Set exercise » Only the pictures are omitted; repeat all other data exactly.

Data segment »
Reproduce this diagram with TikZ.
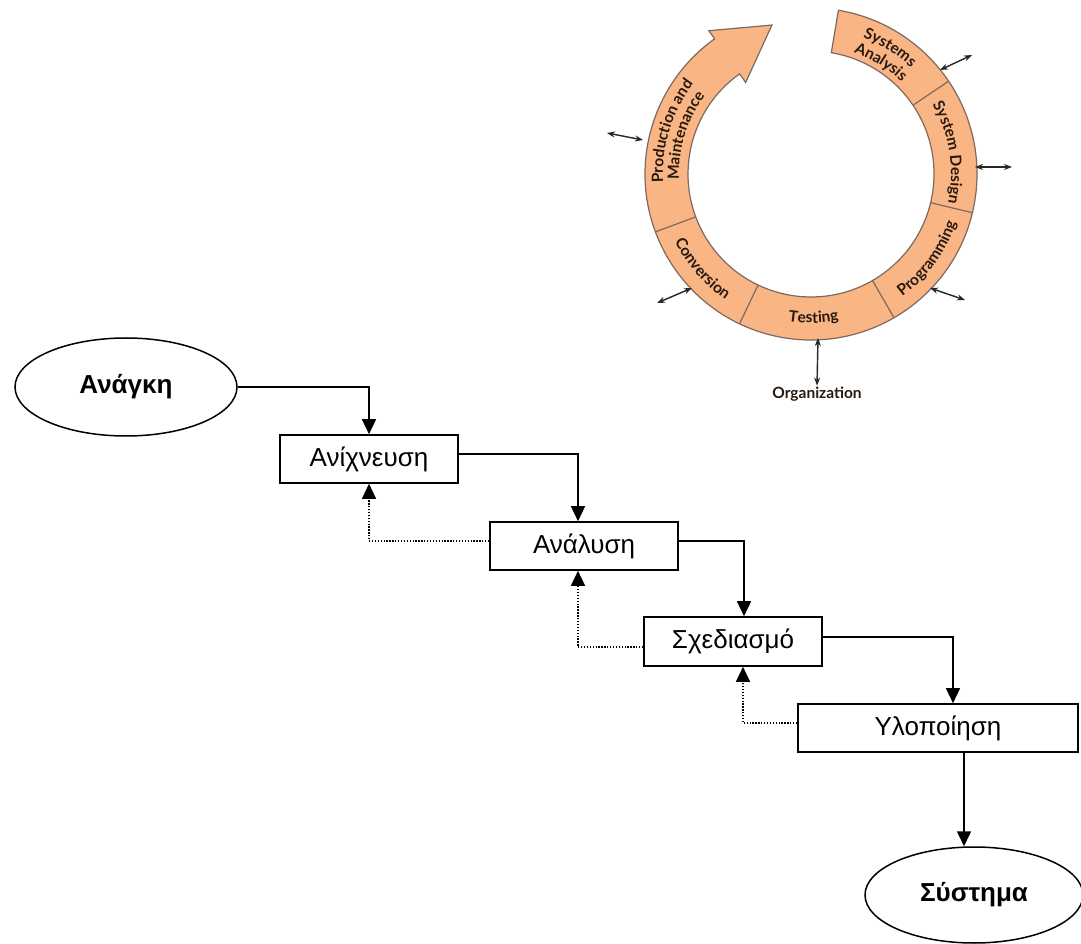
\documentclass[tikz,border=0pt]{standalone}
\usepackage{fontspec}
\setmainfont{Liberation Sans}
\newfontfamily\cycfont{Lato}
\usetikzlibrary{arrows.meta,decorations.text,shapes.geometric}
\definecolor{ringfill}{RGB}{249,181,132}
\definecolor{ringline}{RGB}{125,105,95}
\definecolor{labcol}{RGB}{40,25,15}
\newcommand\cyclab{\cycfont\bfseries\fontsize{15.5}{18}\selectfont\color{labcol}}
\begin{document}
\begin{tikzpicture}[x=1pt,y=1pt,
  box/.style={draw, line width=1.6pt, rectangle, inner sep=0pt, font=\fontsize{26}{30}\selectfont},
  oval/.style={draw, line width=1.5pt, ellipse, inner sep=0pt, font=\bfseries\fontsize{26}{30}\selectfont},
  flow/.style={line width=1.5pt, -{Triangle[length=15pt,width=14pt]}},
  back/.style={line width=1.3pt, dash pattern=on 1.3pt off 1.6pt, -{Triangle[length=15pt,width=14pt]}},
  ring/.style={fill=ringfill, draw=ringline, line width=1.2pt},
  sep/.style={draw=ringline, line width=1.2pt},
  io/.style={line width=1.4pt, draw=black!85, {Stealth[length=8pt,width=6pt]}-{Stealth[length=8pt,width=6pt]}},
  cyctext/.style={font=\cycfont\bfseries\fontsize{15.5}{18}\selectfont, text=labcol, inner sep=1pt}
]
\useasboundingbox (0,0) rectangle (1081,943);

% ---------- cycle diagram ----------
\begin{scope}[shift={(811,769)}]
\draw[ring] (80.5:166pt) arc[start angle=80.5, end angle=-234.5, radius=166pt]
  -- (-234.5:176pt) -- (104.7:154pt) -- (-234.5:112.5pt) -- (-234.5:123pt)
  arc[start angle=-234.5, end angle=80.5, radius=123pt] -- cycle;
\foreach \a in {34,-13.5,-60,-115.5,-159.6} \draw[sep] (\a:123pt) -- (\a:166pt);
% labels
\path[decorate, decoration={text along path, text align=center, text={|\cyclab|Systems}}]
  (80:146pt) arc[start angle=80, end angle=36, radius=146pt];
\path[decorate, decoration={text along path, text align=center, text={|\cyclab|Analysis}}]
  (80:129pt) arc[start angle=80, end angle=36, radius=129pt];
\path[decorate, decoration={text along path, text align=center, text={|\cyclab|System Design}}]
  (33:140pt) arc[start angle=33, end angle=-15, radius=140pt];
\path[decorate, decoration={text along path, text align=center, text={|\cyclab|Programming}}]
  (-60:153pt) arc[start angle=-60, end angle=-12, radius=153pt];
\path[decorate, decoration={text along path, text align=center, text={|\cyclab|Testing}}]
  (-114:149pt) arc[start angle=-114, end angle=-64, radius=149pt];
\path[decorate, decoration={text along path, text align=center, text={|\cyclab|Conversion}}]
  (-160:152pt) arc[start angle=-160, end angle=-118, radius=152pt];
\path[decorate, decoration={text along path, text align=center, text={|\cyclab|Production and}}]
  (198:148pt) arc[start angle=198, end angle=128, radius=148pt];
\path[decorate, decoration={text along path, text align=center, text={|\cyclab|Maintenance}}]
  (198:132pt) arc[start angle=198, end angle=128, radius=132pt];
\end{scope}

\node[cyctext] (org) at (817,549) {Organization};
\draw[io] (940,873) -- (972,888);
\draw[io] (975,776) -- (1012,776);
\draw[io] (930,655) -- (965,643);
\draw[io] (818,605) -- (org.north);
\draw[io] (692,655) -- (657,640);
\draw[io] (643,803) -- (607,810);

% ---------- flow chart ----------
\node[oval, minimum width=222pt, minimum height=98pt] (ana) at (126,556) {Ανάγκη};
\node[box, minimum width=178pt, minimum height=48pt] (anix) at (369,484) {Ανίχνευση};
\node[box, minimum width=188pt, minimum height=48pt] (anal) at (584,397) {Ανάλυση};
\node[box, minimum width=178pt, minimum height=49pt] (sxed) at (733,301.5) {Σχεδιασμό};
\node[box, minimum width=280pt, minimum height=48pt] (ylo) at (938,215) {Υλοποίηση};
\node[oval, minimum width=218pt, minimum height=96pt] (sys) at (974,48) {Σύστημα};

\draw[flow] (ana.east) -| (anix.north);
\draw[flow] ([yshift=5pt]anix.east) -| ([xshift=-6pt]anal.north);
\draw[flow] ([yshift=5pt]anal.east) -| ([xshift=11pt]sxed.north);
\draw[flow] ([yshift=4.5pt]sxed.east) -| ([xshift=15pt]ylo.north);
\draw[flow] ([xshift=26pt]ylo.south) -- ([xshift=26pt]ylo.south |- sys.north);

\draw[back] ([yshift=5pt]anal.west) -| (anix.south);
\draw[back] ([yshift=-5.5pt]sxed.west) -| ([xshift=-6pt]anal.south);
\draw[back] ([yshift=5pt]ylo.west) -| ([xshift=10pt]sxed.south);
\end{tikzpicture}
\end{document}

Result of this task »
Reproduce this diagram with TikZ.
\documentclass[tikz,border=0pt]{standalone}
\usepackage{fontspec}
\setmainfont{Liberation Sans}
\newfontfamily\cycfont{Lato}
\usetikzlibrary{arrows.meta,decorations.text,shapes.geometric}
\definecolor{ringfill}{RGB}{249,181,132}
\definecolor{ringline}{RGB}{125,105,95}
\definecolor{labcol}{RGB}{40,25,15}
\newcommand\cyclab{\cycfont\bfseries\fontsize{15.5}{18}\selectfont\color{labcol}}
\begin{document}
\begin{tikzpicture}[x=1pt,y=1pt,
  box/.style={draw, line width=1.6pt, rectangle, inner sep=0pt, font=\fontsize{26}{30}\selectfont},
  oval/.style={draw, line width=1.5pt, ellipse, inner sep=0pt, font=\bfseries\fontsize{26}{30}\selectfont},
  flow/.style={line width=1.5pt, -{Triangle[length=15pt,width=14pt]}},
  back/.style={line width=1.3pt, dash pattern=on 1.3pt off 1.6pt, -{Triangle[length=15pt,width=14pt]}},
  ring/.style={fill=ringfill, draw=ringline, line width=1.2pt},
  sep/.style={draw=ringline, line width=1.2pt},
  io/.style={line width=1.4pt, draw=black!85, {Stealth[length=8pt,width=6pt]}-{Stealth[length=8pt,width=6pt]}},
  cyctext/.style={font=\cycfont\bfseries\fontsize{15.5}{18}\selectfont, text=labcol, inner sep=1pt}
]
\useasboundingbox (0,0) rectangle (1081,943);

% ---------- cycle diagram ----------
\begin{scope}[shift={(811,769)}]
\draw[ring] (80.5:166pt) arc[start angle=80.5, end angle=-234.5, radius=166pt]
  -- (-234.5:176pt) -- (104.7:154pt) -- (-234.5:112.5pt) -- (-234.5:123pt)
  arc[start angle=-234.5, end angle=80.5, radius=123pt] -- cycle;
\foreach \a in {34,-13.5,-60,-115.5,-159.6} \draw[sep] (\a:123pt) -- (\a:166pt);
% labels
\path[decorate, decoration={text along path, text align=center, text={|\cyclab|Systems}}]
  (80:146pt) arc[start angle=80, end angle=36, radius=146pt];
\path[decorate, decoration={text along path, text align=center, text={|\cyclab|Analysis}}]
  (80:129pt) arc[start angle=80, end angle=36, radius=129pt];
\path[decorate, decoration={text along path, text align=center, text={|\cyclab|System Design}}]
  (33:140pt) arc[start angle=33, end angle=-15, radius=140pt];
\path[decorate, decoration={text along path, text align=center, text={|\cyclab|Programming}}]
  (-60:153pt) arc[start angle=-60, end angle=-12, radius=153pt];
\path[decorate, decoration={text along path, text align=center, text={|\cyclab|Testing}}]
  (-114:149pt) arc[start angle=-114, end angle=-64, radius=149pt];
\path[decorate, decoration={text along path, text align=center, text={|\cyclab|Conversion}}]
  (-160:152pt) arc[start angle=-160, end angle=-118, radius=152pt];
\path[decorate, decoration={text along path, text align=center, text={|\cyclab|Production and}}]
  (198:148pt) arc[start angle=198, end angle=128, radius=148pt];
\path[decorate, decoration={text along path, text align=center, text={|\cyclab|Maintenance}}]
  (198:132pt) arc[start angle=198, end angle=128, radius=132pt];
\end{scope}

\node[cyctext] (org) at (817,549) {Organization};
\draw[io] (940,873) -- (972,888);
\draw[io] (975,776) -- (1012,776);
\draw[io] (930,655) -- (965,643);
\draw[io] (818,605) -- (org.north);
\draw[io] (692,655) -- (657,640);
\draw[io] (643,803) -- (607,810);

% ---------- flow chart ----------
\node[oval, minimum width=222pt, minimum height=98pt] (ana) at (126,556) {Ανάγκη};
\node[box, minimum width=178pt, minimum height=48pt] (anix) at (369,484) {Ανίχνευση};
\node[box, minimum width=188pt, minimum height=48pt] (anal) at (584,397) {Ανάλυση};
\node[box, minimum width=178pt, minimum height=49pt] (sxed) at (733,301.5) {Σχεδιασμό};
\node[box, minimum width=280pt, minimum height=48pt] (ylo) at (938,215) {Υλοποίηση};
\node[oval, minimum width=218pt, minimum height=96pt] (sys) at (974,48) {Σύστημα};

\draw[flow] (ana.east) -| (anix.north);
\draw[flow] ([yshift=5pt]anix.east) -| ([xshift=-6pt]anal.north);
\draw[flow] ([yshift=5pt]anal.east) -| ([xshift=11pt]sxed.north);
\draw[flow] ([yshift=4.5pt]sxed.east) -| ([xshift=15pt]ylo.north);
\draw[flow] ([xshift=26pt]ylo.south) -- ([xshift=26pt]ylo.south |- sys.north);

\draw[back] ([yshift=5pt]anal.west) -| (anix.south);
\draw[back] ([yshift=-5.5pt]sxed.west) -| ([xshift=-6pt]anal.south);
\draw[back] ([yshift=5pt]ylo.west) -| ([xshift=10pt]sxed.south);
\end{tikzpicture}
\end{document}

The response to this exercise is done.